Думается, что действие социальных факторов на язык никак не может быть сведено к четко сформулированным правилам, обязательным или даже факультативным, если под правилами иметь в виду эксплицитно выраженные алгоритмы поведения. Следует напомнить, что экспериментально-психологические исследования показали, насколько маловероятен однозначно-алгоритмический принцип организации порождающих механизмов речи, постулируемый сторонниками психолингвистической модели Хомского – Миллера[571].

Именно это является причиной недостаточной объяснительной силы генеративистских «правил», используемых в аналитических процедурах американской социолингвистики.

Среди признаков, отличающих марксистскую социолингвистику от позитивистской социолингвистики, У. Аммон в цитированной выше работе[572] называет партийность.

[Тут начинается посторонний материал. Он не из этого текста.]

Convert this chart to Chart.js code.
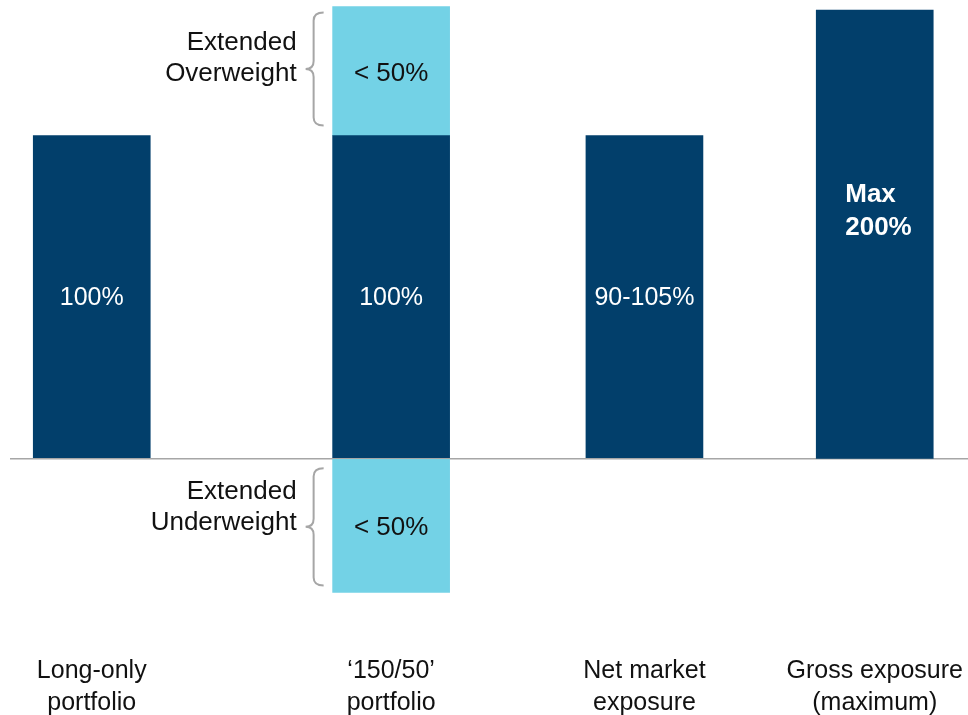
<!DOCTYPE html>
<html>
<head>
<meta charset="utf-8">
<script src="https://cdn.jsdelivr.net/npm/chart.js@4.4.1/dist/chart.umd.min.js"></script>
<style>
  html, body { margin: 0; padding: 0; background: #ffffff; }
  #wrap { width: 968px; height: 715px; position: relative; }
</style>
</head>
<body>
<div id="wrap"><canvas id="chart"></canvas></div>
<script>
// ---- data ----
const categories = [
  ['Long-only', 'portfolio'],
  ['\u2018150/50\u2019', 'portfolio'],
  ['Net market', 'exposure'],
  ['Gross exposure', '(maximum)']
];
const coreExposure        = [100, 100, 100, null];
const extendedOverweight  = [null, 40, null, null];
const extendedUnderweight = [null, -41.5, null, null];
const grossExposure       = [null, null, null, 200];

const coreLabels        = ['100%', '100%', '90-105%', null];
const overweightLabels  = [null, '< 50%', null, null];
const underweightLabels = [null, '< 50%', null, null];
const grossLabels       = [null, null, null, ['Max', '200%']];

const overweightBrace  = ['Extended', 'Overweight'];
const underweightBrace = ['Extended', 'Underweight'];

// ---- layout / style ----
const columnSlots = [0, 13, 24, 34];   // uneven spacing of the four columns
const NAVY = '#023F6B';
const CYAN = '#73D2E6';
const RULE = '#A6A6A6';
const FONT = "'Liberation Sans', Arial, Helvetica, sans-serif";

const toPoints = arr => arr.map((v, i) => ({ x: columnSlots[i], y: v }));

const datasets = [
  { label: 'Core', data: toPoints(coreExposure), backgroundColor: NAVY, yAxisID: 'y', stack: 's' },
  { label: 'Extended overweight', data: toPoints(extendedOverweight), backgroundColor: CYAN, yAxisID: 'y', stack: 's' },
  { label: 'Extended underweight', data: toPoints(extendedUnderweight), backgroundColor: CYAN, yAxisID: 'y', stack: 's' },
  { label: 'Gross exposure', data: toPoints(grossExposure), backgroundColor: NAVY, yAxisID: 'y2', stack: 's' }
];

// value labels drawn inside the bars
const barLabelStyles = [
  { labels: coreLabels, color: '#FFFFFF', font: `25px ${FONT}`, dy: 1, mode: 'center' },
  { labels: overweightLabels, color: '#111111', font: `26px ${FONT}`, dy: 3, mode: 'center' },
  { labels: underweightLabels, color: '#111111', font: `26px ${FONT}`, dy: 2, mode: 'center' },
  { labels: grossLabels, color: '#FFFFFF', font: `bold 26px ${FONT}`, dy: 0, mode: 'upper' }
];

const barLabelPlugin = {
  id: 'barLabels',
  afterDatasetsDraw(chart) {
    const ctx = chart.ctx;
    barLabelStyles.forEach((st, di) => {
      const meta = chart.getDatasetMeta(di);
      meta.data.forEach((el, i) => {
        const txt = st.labels[i];
        if (txt == null) return;
        const top = Math.min(el.y, el.base), bottom = Math.max(el.y, el.base);
        ctx.save();
        ctx.fillStyle = st.color;
        ctx.font = st.font;
        ctx.textBaseline = 'middle';
        if (st.mode === 'upper') {
          const lines = Array.isArray(txt) ? txt : [txt];
          const mid = top + (bottom - top) * 0.45;
          const lh = 33;
          const x0 = el.x - el.width / 2 + 29;
          ctx.textAlign = 'left';
          lines.forEach((ln, k) => {
            ctx.fillText(ln, x0, mid + (k - (lines.length - 1) / 2) * lh);
          });
        } else {
          ctx.textAlign = 'center';
          ctx.fillText(txt, el.x, (top + bottom) / 2 + st.dy);
        }
        ctx.restore();
      });
    });
  }
};

// curly braces with captions beside the extended segments
const braces = [
  { dataset: 1, index: 1, lines: overweightBrace, insetTop: 6, insetBottom: 10, textDy: 5 },
  { dataset: 2, index: 1, lines: underweightBrace, insetTop: 9, insetBottom: 7, textDy: -4 }
];

const bracePlugin = {
  id: 'braces',
  afterDatasetsDraw(chart) {
    const ctx = chart.ctx;
    braces.forEach(b => {
      const el = chart.getDatasetMeta(b.dataset).data[b.index];
      if (!el) return;
      const left = el.x - el.width / 2;
      const top = Math.min(el.y, el.base) + b.insetTop;
      const bottom = Math.max(el.y, el.base) - b.insetBottom;
      const mid = (top + bottom) / 2;
      const xEnd = left - 9, xLine = left - 19, xTip = left - 27;
      const r = 8;
      ctx.save();
      ctx.strokeStyle = RULE;
      ctx.lineWidth = 2;
      ctx.beginPath();
      ctx.moveTo(xEnd, top);
      ctx.quadraticCurveTo(xLine, top, xLine, top + r);
      ctx.lineTo(xLine, mid - r);
      ctx.quadraticCurveTo(xLine, mid, xTip, mid);
      ctx.quadraticCurveTo(xLine, mid, xLine, mid + r);
      ctx.lineTo(xLine, bottom - r);
      ctx.quadraticCurveTo(xLine, bottom, xEnd, bottom);
      ctx.stroke();

      ctx.fillStyle = '#111111';
      ctx.font = `26px ${FONT}`;
      ctx.textAlign = 'right';
      ctx.textBaseline = 'middle';
      const tx = left - 36;
      const lh = 31;
      b.lines.forEach((ln, k) => {
        ctx.fillText(ln, tx, mid + b.textDy - (b.lines.length - 1 - k) * lh);
      });
      ctx.restore();
    });
  }
};

new Chart(document.getElementById('chart'), {
  type: 'bar',
  data: { datasets },
  options: {
    responsive: true,
    maintainAspectRatio: false,
    animation: false,
    layout: { padding: { left: 10, right: 0, top: 0, bottom: 0 } },
    datasets: { bar: { barThickness: 117, borderWidth: 0 } },
    plugins: {
      legend: { display: false },
      tooltip: { enabled: false }
    },
    scales: {
      x: {
        type: 'linear',
        stacked: true,
        offset: false,
        min: -3.55,
        max: 38.05,
        grid: { display: false, drawTicks: false },
        border: { display: false },
        afterBuildTicks: s => { s.ticks = columnSlots.map(v => ({ value: v })); },
        afterFit: s => { s.height = 61.5; },
        ticks: {
          autoSkip: false,
          maxRotation: 0,
          padding: 2,
          color: '#111111',
          font: { family: FONT, size: 25, lineHeight: 1.26 },
          callback: v => {
            const i = columnSlots.indexOf(v);
            return i >= 0 ? categories[i] : '';
          }
        }
      },
      y: {
        stacked: true,
        min: -60.4,
        max: 142,
        border: { display: false },
        afterBuildTicks: s => { s.ticks = [{ value: 0 }]; },
        afterFit: s => { s.width = 0; },
        grid: { drawTicks: false, color: RULE, lineWidth: 1.5 },
        ticks: { display: false }
      },
      y2: {
        stacked: true,
        min: -86.95,
        max: 204.45,
        display: false
      }
    }
  },
  plugins: [barLabelPlugin, bracePlugin]
});
</script>
</body>
</html>
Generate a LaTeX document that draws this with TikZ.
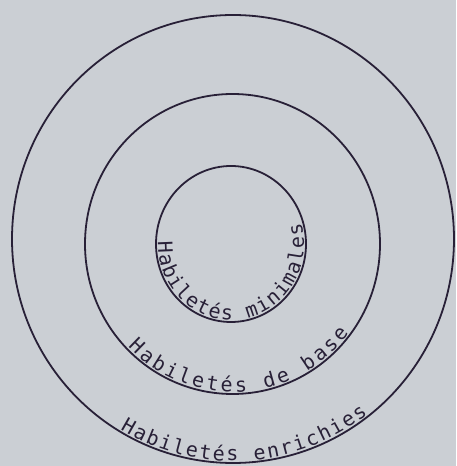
\documentclass[tikz,border=0pt]{standalone}
\usepackage{fontspec}
\newfontfamily\monofont{DejaVu Sans Mono}
\usetikzlibrary{decorations.text}
\definecolor{paper}{RGB}{203,207,212}
\definecolor{ink}{RGB}{40,32,55}
\tikzset{
  ring/.style={draw=ink, line width=1.8pt},
  ringtext/.style={decorate, decoration={text along path, text align=fit to path, text={#1}}}
}
\newcommand{\rtfont}{\color{ink}\monofont\fontsize{20}{23}\selectfont}
\begin{document}
\begin{tikzpicture}
\fill[paper] (0pt,0pt) rectangle (456pt,466pt);
\useasboundingbox (0pt,0pt) rectangle (456pt,466pt);
% circles
\draw[ring] (233pt,227pt) ellipse [x radius=221pt, y radius=224pt];
\draw[ring] (232.5pt,222pt) ellipse [x radius=147.5pt, y radius=150pt];
\draw[ring] (231pt,222pt) ellipse [x radius=75pt, y radius=78pt];
% texts
\path[ringtext={|\rtfont|Habiletés minimales}]
  (231pt,222pt) ++(178:73pt and 76pt) arc[start angle=178, end angle=376, x radius=73pt, y radius=76pt];
\path[ringtext={|\rtfont|Habiletés de base}]
  (232.5pt,222pt) ++(224:145.5pt and 148pt) arc[start angle=224, end angle=323, x radius=145.5pt, y radius=148pt];
\path[ringtext={|\rtfont|Habiletés enrichies}]
  (233pt,227pt) ++(239:219pt and 222pt) arc[start angle=239, end angle=308, x radius=219pt, y radius=222pt];
\end{tikzpicture}
\end{document}
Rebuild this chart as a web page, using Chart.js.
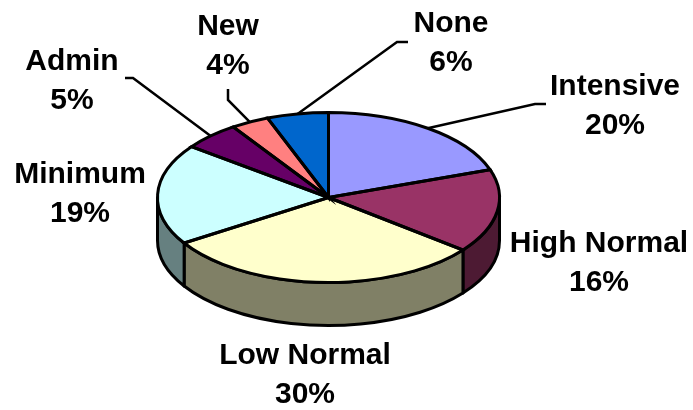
<!DOCTYPE html>
<html>
<head>
<meta charset="utf-8">
<style>
  html, body { margin: 0; padding: 0; background: #fff; }
  canvas { display: block; }
</style>
<script src="https://cdn.jsdelivr.net/npm/chart.js@4"></script>
</head>
<body>
<canvas id="chart" width="693" height="410"></canvas>
<script>
const categories = ["Intensive", "High Normal", "Low Normal", "Minimum", "Admin", "New", "None"];
const shares = [19.7, 15.9, 30.4, 19.2, 5.4, 3.6, 5.8];
const topColors = ["#9999FF", "#993366", "#FFFFCC", "#CCFFFF", "#660066", "#FF8080", "#0066CC"];
const sideColors = ["#4D4D80", "#4D1A33", "#808066", "#668080", "#330033", "#804040", "#003366"];

// label centres (x, first line y) and leader elbows, same order as categories
const labelX = [615, 599, 305, 80, 72, 228, 451];
const labelY = [87, 244, 356, 175, 62, 27, 24];
const leaderEnds = [[[535, 104], [546, 104]], null, null, null, [[133, 78], [125, 78]], [[228, 100], [228, 89]], [[397, 42], [408, 42]]];

const squash = 85 / 171; // tilt of the pie
const depth = 43;
const outline = 3;

function squashed(ctx, x, y, fn) {
	ctx.save();
	ctx.translate(x, y);
	ctx.scale(1, squash);
	ctx.translate(-x, -y);
	fn();
	ctx.restore();
}

const pie3d = {
	id: "pie3d",
	// side wall, only the front half of the pie shows it
	beforeDatasetsDraw(chart) {
		const ctx = chart.ctx;
		ctx.save();
		ctx.lineWidth = outline;
		ctx.strokeStyle = "#000";
		ctx.lineJoin = "round";
		chart.getDatasetMeta(0).data.forEach((arc, i) => {
			const p = arc.getProps(["x", "y", "startAngle", "endAngle", "outerRadius"], true);
			for (const shift of [0, Math.PI * 2]) {
				const a0 = Math.max(p.startAngle, shift);
				const a1 = Math.min(p.endAngle, shift + Math.PI);
				if (a1 <= a0) continue;
				const ry = p.outerRadius * squash;
				ctx.beginPath();
				ctx.ellipse(p.x, p.y, p.outerRadius, ry, 0, a0, a1);
				ctx.ellipse(p.x, p.y + depth, p.outerRadius, ry, 0, a1, a0, true);
				ctx.closePath();
				ctx.fillStyle = sideColors[i];
				ctx.fill();
				ctx.stroke();
			}
		});
		ctx.restore();
	},
	beforeDatasetDraw(chart) {
		const area = chart.chartArea;
		const cy = (area.top + area.bottom) / 2;
		const cx = (area.left + area.right) / 2;
		chart.ctx.save();
		chart.ctx.translate(cx, cy);
		chart.ctx.scale(1, squash);
		chart.ctx.translate(-cx, -cy);
	},
	afterDatasetDraw(chart) {
		chart.ctx.restore();
	},
	afterDatasetsDraw(chart) {
		const ctx = chart.ctx;
		const total = shares.reduce((a, b) => a + b, 0);
		ctx.save();
		ctx.lineWidth = outline;
		ctx.strokeStyle = "#000";
		ctx.lineJoin = "miter";
		const arcs = chart.getDatasetMeta(0).data;
		arcs.forEach((arc) => {
			const p = arc.getProps(["x", "y", "startAngle", "endAngle", "outerRadius"], true);
			squashed(ctx, p.x, p.y, () => {
				ctx.beginPath();
				ctx.moveTo(p.x, p.y);
				ctx.arc(p.x, p.y, p.outerRadius, p.startAngle, p.endAngle);
				ctx.closePath();
			});
			ctx.stroke();
		});
		// leader lines start at the middle of their slice
		ctx.lineWidth = 2.5;
		arcs.forEach((arc, i) => {
			if (!leaderEnds[i]) return;
			const p = arc.getProps(["x", "y", "startAngle", "endAngle", "outerRadius"], true);
			const mid = (p.startAngle + p.endAngle) / 2;
			ctx.beginPath();
			ctx.moveTo(p.x + Math.cos(mid) * p.outerRadius, p.y + Math.sin(mid) * p.outerRadius * squash);
			for (const pt of leaderEnds[i]) ctx.lineTo(pt[0], pt[1]);
			ctx.stroke();
		});
		ctx.fillStyle = "#000";
		ctx.font = "bold 30px 'Liberation Sans'";
		ctx.textAlign = "center";
		ctx.textBaseline = "middle";
		categories.forEach((name, i) => {
			ctx.fillText(name, labelX[i], labelY[i]);
			ctx.fillText(Math.round(shares[i] / total * 100) + "%", labelX[i], labelY[i] + 39);
		});
		ctx.restore();
	},
};

new Chart(document.getElementById("chart"), {
	type: "pie",
	data: {
		labels: categories,
		datasets: [{ data: shares, backgroundColor: topColors, borderWidth: 0 }],
	},
	options: {
		responsive: false,
		animation: false,
		layout: { padding: { left: 157.5, right: 193.5, top: 26.5, bottom: 41.5 } },
		plugins: { legend: { display: false }, tooltip: { enabled: false } },
	},
	plugins: [pie3d],
});
</script>
</body>
</html>
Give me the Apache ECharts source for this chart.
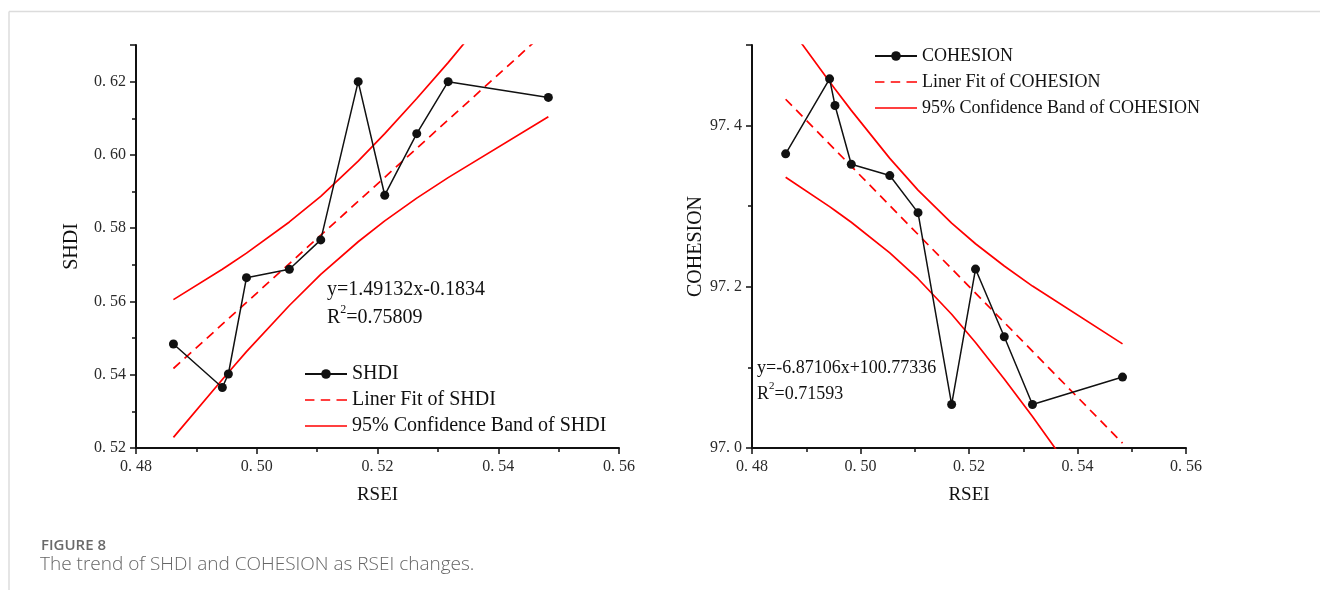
<!DOCTYPE html>
<html>
<head>
<meta charset="utf-8">
<script src="https://cdn.jsdelivr.net/npm/echarts@6/dist/echarts.min.js"></script>
<style>
  html, body { margin: 0; padding: 0; background: #fff; }
  #chart { width: 1320px; height: 590px; }
</style>
</head>
<body>
<div id="chart"></div>
<script>
// RSEI on x (same for both panels)
const rsei = [0.4862, 0.4943, 0.4953, 0.4983, 0.5054, 0.5106, 0.5168, 0.5212, 0.5265, 0.5317, 0.5483];
const shdi = [0.5484, 0.5365, 0.5402, 0.5665, 0.5688, 0.5768, 0.6200, 0.5890, 0.6058, 0.6200, 0.6157];
const cohesion = [97.365, 97.458, 97.425, 97.352, 97.338, 97.292, 97.054, 97.222, 97.138, 97.054, 97.088];

// linear fit ends and 95% band, read at the same x positions
const fitX = [0.4862, 0.5483];
const shdiFit = [0.5417, 0.6343];
const shdiUpper = [0.5605, 0.5688, 0.5699, 0.5732, 0.5817, 0.5887, 0.5983, 0.6058, 0.6154, 0.6252, 0.6582];
const shdiLower = [0.5229, 0.5387, 0.5406, 0.5463, 0.5589, 0.5674, 0.5763, 0.5820, 0.5882, 0.5938, 0.6104];
const cohFit = [97.4327, 97.0060];
const cohUpper = [97.529, 97.4545, 97.4455, 97.4189, 97.3593, 97.320, 97.2789, 97.2534, 97.2258, 97.2009, 97.1292];
const cohLower = [97.336, 97.2995, 97.2947, 97.2801, 97.2421, 97.210, 97.1659, 97.1309, 97.0857, 97.0391, 96.8828];

const xTicks = [0.48, 0.50, 0.52, 0.54, 0.56];

const serif = 'Liberation Serif';
const pairs = (xs, ys) => ys.map((y, i) => [xs[i], y]);
const spaced = d => v => v.toFixed(d).replace('.', '. ');

// legend samples: plain red line / red dashes (no marker)
const solidIcon = 'path://M0,0h40v1.6h-40z';
const dashIcon = 'path://M0,0h9v1.6h-9z M15,0h9v1.6h-9z M30,0h10v1.6h-10z';

function xAxisFor(grid) {
  return {
    type: 'value', gridIndex: grid,
    min: xTicks[0], max: xTicks[xTicks.length - 1], interval: 0.02,
    name: 'RSEI', nameLocation: 'middle', nameGap: 38,
    nameTextStyle: {fontFamily: serif, fontSize: 19, color: '#111'},
    axisLine: {lineStyle: {color: '#111', width: 2}},
    axisTick: {length: 6, lineStyle: {color: '#111', width: 1.5}},
    minorTick: {show: true, splitNumber: 2, length: 4, lineStyle: {color: '#111', width: 1.5}},
    splitLine: {show: false},
    axisLabel: {fontFamily: serif, fontSize: 16, color: '#2a2a2a', margin: 11, formatter: spaced(2)}
  };
}

function yAxisFor(grid, name, min, max, step, digits, gap) {
  return {
    type: 'value', gridIndex: grid, min, max, interval: step,
    name, nameLocation: 'middle', nameGap: gap,
    nameTextStyle: {fontFamily: serif, fontSize: 20, color: '#111'},
    axisLine: {lineStyle: {color: '#111', width: 2}},
    axisTick: {length: 6, lineStyle: {color: '#111', width: 1.5}},
    minorTick: {show: true, splitNumber: 2, length: 4, lineStyle: {color: '#111', width: 1.5}},
    splitLine: {show: false},
    axisLabel: {fontFamily: serif, fontSize: 16, color: '#2a2a2a', margin: 10, showMaxLabel: false, formatter: spaced(digits)}
  };
}

function panel(idx, name, ys, fit, upper, lower) {
  const band = '95% Confidence Band of ' + name;
  const red = {color: '#ff0000', width: 1.7};
  return [
    {name: band, type: 'line', xAxisIndex: idx, yAxisIndex: idx, data: pairs(rsei, upper),
      symbol: 'none', lineStyle: red, itemStyle: {color: '#ff0000'}},
    {name: band, type: 'line', xAxisIndex: idx, yAxisIndex: idx, data: pairs(rsei, lower),
      symbol: 'none', lineStyle: red, itemStyle: {color: '#ff0000'}},
    {name: 'Liner Fit of ' + name, type: 'line', xAxisIndex: idx, yAxisIndex: idx, data: pairs(fitX, fit),
      symbol: 'none', lineStyle: {color: '#ff0000', width: 1.7, type: [9, 6]}, itemStyle: {color: '#ff0000'}},
    {name, type: 'line', xAxisIndex: idx, yAxisIndex: idx, data: pairs(rsei, ys),
      symbol: 'circle', symbolSize: 9, lineStyle: {color: '#111', width: 1.5}, itemStyle: {color: '#111'}}
  ];
}

function legendFor(name, left, top, size, gap) {
  return {
    orient: 'vertical', left, top, itemWidth: 42, itemHeight: 12, itemGap: gap,
    selectedMode: false,
    textStyle: {fontFamily: serif, fontSize: size, color: '#111', padding: [0, 0, 0, 0]},
    data: [
      {name},
      {name: 'Liner Fit of ' + name, icon: dashIcon},
      {name: '95% Confidence Band of ' + name, icon: solidIcon}
    ]
  };
}

function equation(left, top, formula, r2, size) {
  return {
    type: 'text', left, top,
    style: {
      text: '{t|' + formula + '}\n{t|R}{s|2}{t|=' + r2 + '}',
      rich: {
        t: {fontFamily: serif, fontSize: size, fill: '#111', lineHeight: size + 8},
        s: {fontFamily: serif, fontSize: Math.round(size * 0.62), fill: '#111', verticalAlign: 'top', lineHeight: size + 2}
      }
    }
  };
}

const chart = echarts.init(document.getElementById('chart'));
chart.setOption({
  animation: false,
  backgroundColor: '#fff',
  grid: [
    {left: 136, top: 45, width: 483, height: 403},
    {left: 752, top: 45, width: 434, height: 403}
  ],
  xAxis: [xAxisFor(0), xAxisFor(1)],
  yAxis: [
    yAxisFor(0, 'SHDI', 0.52, 0.63, 0.02, 2, 54),
    yAxisFor(1, 'COHESION', 97.0, 97.5, 0.2, 1, 43)
  ],
  legend: [
    legendFor('SHDI', 299, 359, 20, 6),
    legendFor('COHESION', 869, 42, 18, 8)
  ],
  series: [
    ...panel(0, 'SHDI', shdi, shdiFit, shdiUpper, shdiLower),
    ...panel(1, 'COHESION', cohesion, cohFit, cohUpper, cohLower)
  ],
  graphic: [
    {type: 'line', shape: {x1: 9, y1: 11.5, x2: 1320, y2: 11.5}, style: {stroke: '#dcdcdc', lineWidth: 1.5}},
    {type: 'line', shape: {x1: 9, y1: 11.5, x2: 9, y2: 590}, style: {stroke: '#dcdcdc', lineWidth: 1.5}},
    equation(327, 280, 'y=1.49132x-0.1834', '0.75809', 20),
    equation(757, 359, 'y=-6.87106x+100.77336', '0.71593', 18),
    {type: 'text', left: 41, top: 538, style: {text: 'FIGURE 8', fontFamily: 'Open Sans', fontWeight: 600, fontSize: 15, fill: '#6a6a6a'}},
    {type: 'text', left: 40, top: 555, style: {text: 'The trend of SHDI and COHESION as RSEI changes.', fontFamily: 'Open Sans', fontWeight: 300, fontSize: 19, fill: '#666'}}
  ]
});
</script>
</body>
</html>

Как известно, позитивистская наука утверждает, что ее деятельность не служит интересам каких бы то ни было общественных группировок. Такого рода утверждения нередко встречаются и в работах американских социолингвистов. Так, например, в известной опубликованной в США работе по проблемам языкового планирования[573] говорится, что углубление знаний о языковом планировании будет в равной мере способствовать как националистическим, так и интернационалистским тенденциям в обществе. Необходимо, по мнению авторов, способствовать дальнейшему углублению этих знаний, не исключая и тех, которые самому ученому могут показаться «нежелательными» в аспекте его идеологии. Вопрос о том, какая идеология выиграет от тех или иных исследований в области языковой политики или языкового планирования, является, как они полагают, делом случая.

Нельзя не заметить, что в своих работах американские социолингвисты далеко не всегда придерживаются этого принципа. Выполнение определенного социального заказа, о котором речь шла выше, находит в ряде случаев достаточно четкое выражение в идеологической позиции ученых. Такого рода отступления от «идеологического нейтралитета» нередко встречаются у Дж. Фишмана, который в одной из своих последних работ[574], говоря об ограниченном значении опыта развитых стран в области языкового строительства для развивающихся стран, ставит знак равенства между империалистическими державами и Советским Союзом.